**PROBLEM TO SOLVE**
Write again exactly the lines in the listing below, starting at the line with "Write a web" and ending at the line with "const insetLabels = [876, 880, 884];", both included. Pictures are not copied.

>> START RECORDS FOR THIS EXERCISE

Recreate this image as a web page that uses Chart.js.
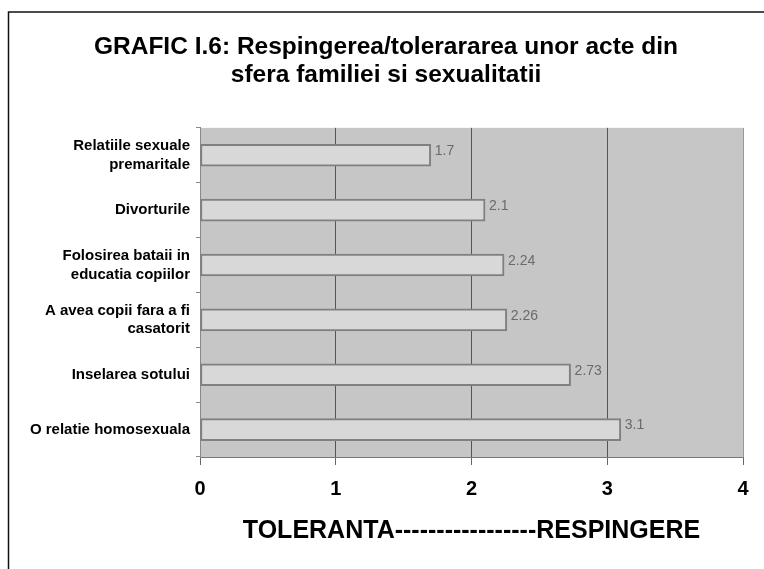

>> END RECORDS FOR THIS EXERCISE
>> START RECORDS FOR THIS EXERCISE

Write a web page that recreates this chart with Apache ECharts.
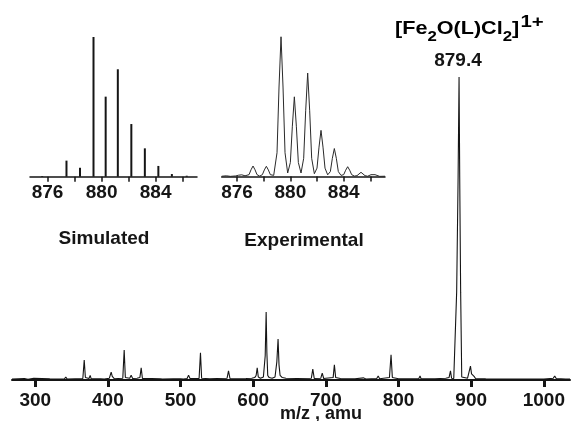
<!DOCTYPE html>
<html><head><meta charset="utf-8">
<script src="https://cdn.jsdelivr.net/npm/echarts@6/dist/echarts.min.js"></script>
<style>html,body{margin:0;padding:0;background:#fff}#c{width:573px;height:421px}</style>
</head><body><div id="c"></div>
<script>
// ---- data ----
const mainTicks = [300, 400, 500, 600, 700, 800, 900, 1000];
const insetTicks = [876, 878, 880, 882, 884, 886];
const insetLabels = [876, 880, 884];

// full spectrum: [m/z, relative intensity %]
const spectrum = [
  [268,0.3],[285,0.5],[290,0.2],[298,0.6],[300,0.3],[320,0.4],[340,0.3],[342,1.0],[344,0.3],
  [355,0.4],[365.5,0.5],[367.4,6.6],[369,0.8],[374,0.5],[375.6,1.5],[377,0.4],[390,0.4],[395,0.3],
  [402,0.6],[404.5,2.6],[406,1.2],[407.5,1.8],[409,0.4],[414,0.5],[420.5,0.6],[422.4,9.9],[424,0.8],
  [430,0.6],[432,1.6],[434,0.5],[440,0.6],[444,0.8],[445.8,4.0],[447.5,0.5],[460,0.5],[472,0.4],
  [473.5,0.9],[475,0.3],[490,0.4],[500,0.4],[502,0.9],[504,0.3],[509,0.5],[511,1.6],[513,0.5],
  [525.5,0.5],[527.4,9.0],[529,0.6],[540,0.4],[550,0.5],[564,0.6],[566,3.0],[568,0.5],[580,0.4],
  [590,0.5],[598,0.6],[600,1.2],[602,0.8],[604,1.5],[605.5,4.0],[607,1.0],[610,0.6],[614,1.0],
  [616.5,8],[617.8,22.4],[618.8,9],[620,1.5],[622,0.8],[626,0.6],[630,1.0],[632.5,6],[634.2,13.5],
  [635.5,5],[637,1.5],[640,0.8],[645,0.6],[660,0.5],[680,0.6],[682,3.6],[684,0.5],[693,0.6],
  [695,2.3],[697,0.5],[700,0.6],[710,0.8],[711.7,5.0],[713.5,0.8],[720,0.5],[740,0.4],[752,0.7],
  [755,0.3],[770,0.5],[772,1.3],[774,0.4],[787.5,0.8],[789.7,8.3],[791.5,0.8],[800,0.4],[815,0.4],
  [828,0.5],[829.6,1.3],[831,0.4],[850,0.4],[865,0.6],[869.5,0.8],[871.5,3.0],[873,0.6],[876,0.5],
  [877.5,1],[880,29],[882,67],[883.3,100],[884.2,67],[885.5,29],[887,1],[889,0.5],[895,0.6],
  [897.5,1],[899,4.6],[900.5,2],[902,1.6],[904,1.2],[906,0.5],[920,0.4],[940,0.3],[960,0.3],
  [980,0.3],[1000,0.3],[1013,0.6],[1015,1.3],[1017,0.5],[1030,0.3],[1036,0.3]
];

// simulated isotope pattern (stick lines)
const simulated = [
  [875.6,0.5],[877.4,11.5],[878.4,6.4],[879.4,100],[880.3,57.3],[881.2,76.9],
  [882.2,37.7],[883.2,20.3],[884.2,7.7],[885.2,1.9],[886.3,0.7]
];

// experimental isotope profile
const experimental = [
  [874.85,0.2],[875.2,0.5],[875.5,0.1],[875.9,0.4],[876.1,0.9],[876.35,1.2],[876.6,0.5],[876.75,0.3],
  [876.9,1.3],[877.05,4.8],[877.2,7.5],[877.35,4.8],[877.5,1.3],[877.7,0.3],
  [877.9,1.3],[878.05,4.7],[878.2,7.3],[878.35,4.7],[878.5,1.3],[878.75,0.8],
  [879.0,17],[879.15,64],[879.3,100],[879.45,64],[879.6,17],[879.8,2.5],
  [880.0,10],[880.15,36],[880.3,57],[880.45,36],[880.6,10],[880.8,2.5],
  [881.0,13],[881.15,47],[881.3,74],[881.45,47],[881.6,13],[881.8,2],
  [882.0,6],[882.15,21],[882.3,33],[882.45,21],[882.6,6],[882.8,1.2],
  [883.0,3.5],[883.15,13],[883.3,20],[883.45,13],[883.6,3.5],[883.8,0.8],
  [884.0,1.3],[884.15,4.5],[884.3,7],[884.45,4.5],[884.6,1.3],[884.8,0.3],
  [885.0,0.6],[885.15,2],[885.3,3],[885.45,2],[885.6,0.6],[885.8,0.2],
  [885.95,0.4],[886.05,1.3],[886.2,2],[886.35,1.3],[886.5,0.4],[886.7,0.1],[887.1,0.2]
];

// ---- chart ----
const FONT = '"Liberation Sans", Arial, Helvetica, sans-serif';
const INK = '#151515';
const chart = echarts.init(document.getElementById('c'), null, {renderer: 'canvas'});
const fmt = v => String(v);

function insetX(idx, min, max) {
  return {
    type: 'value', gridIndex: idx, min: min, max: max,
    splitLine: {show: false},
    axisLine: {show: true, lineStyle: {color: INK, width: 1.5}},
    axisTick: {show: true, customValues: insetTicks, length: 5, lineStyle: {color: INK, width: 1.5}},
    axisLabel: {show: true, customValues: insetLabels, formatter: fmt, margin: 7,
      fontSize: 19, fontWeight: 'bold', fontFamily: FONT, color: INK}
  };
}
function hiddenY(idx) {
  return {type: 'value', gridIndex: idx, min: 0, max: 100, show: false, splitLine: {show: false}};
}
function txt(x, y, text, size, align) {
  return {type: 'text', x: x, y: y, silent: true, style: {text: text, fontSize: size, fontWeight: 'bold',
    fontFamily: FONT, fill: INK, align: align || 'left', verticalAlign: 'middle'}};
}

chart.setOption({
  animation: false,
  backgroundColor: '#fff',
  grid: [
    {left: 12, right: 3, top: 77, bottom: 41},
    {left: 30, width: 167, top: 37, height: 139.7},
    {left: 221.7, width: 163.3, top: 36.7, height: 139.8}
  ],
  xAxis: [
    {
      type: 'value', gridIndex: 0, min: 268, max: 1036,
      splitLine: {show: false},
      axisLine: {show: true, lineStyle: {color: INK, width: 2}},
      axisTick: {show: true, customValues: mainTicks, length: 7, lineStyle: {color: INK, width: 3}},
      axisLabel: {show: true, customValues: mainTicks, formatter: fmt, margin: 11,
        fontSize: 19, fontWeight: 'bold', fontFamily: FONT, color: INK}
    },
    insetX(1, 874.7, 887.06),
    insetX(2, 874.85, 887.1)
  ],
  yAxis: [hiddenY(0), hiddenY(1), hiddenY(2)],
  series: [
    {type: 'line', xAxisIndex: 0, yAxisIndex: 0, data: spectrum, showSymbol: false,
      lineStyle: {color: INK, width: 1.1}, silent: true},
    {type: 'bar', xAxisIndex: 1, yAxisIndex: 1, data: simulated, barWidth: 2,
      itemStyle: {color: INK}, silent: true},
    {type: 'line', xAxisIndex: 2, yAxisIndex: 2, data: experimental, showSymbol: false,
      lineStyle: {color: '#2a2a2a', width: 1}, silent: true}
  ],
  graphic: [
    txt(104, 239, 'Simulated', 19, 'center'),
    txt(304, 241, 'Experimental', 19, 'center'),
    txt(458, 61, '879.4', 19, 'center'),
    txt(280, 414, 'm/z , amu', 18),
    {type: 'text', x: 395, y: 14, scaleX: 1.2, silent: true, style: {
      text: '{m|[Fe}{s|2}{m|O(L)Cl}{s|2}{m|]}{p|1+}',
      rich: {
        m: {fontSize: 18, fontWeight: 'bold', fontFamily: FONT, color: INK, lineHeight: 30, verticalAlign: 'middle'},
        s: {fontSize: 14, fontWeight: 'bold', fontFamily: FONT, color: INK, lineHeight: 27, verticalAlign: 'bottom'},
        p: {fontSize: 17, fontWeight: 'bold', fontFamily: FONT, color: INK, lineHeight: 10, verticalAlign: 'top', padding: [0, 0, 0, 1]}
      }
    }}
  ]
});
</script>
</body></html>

>> END RECORDS FOR THIS EXERCISE
>> START RECORDS FOR THIS EXERCISE

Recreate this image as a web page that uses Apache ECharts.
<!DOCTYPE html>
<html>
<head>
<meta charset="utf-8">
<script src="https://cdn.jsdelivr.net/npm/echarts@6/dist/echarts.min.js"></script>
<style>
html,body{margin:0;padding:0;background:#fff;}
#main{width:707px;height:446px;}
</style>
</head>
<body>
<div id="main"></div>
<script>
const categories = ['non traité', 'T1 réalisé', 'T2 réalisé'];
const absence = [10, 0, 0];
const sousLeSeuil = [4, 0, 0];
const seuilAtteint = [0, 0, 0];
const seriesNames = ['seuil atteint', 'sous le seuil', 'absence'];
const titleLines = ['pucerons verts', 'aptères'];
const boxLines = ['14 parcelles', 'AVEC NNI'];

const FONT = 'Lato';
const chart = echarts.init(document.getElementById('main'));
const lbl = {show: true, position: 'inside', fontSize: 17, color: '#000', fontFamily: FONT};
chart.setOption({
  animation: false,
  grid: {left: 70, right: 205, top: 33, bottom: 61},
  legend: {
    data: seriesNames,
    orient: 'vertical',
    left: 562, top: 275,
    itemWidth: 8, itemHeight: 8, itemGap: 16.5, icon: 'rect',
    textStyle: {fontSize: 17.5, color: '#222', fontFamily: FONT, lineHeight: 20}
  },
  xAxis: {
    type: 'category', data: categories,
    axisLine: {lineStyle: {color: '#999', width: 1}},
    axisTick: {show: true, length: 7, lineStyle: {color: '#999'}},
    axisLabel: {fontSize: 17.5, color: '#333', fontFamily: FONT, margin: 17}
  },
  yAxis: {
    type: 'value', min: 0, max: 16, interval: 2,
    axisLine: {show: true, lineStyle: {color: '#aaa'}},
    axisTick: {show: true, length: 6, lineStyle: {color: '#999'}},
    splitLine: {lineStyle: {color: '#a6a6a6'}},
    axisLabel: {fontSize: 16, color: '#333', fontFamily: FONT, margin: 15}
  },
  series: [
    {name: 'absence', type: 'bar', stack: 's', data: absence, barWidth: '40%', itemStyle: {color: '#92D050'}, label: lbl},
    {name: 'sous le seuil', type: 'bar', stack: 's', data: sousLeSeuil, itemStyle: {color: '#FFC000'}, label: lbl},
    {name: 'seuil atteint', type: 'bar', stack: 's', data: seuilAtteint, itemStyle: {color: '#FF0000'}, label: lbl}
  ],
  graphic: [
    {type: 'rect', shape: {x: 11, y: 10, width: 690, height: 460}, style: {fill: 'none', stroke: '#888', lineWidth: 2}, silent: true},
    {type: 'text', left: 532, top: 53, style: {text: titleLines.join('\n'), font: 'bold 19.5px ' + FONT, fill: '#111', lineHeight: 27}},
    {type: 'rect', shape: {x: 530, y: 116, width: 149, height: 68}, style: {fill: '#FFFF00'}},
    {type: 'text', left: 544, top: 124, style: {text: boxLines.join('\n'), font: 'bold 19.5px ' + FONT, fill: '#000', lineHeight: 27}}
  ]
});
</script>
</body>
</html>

>> END RECORDS FOR THIS EXERCISE

**SOLUTION TO THIS EXERCISE**
Write a web page that recreates this chart with Apache ECharts.
<!DOCTYPE html>
<html><head><meta charset="utf-8">
<script src="https://cdn.jsdelivr.net/npm/echarts@6/dist/echarts.min.js"></script>
<style>html,body{margin:0;padding:0;background:#fff}#c{width:573px;height:421px}</style>
</head><body><div id="c"></div>
<script>
// ---- data ----
const mainTicks = [300, 400, 500, 600, 700, 800, 900, 1000];
const insetTicks = [876, 878, 880, 882, 884, 886];
const insetLabels = [876, 880, 884];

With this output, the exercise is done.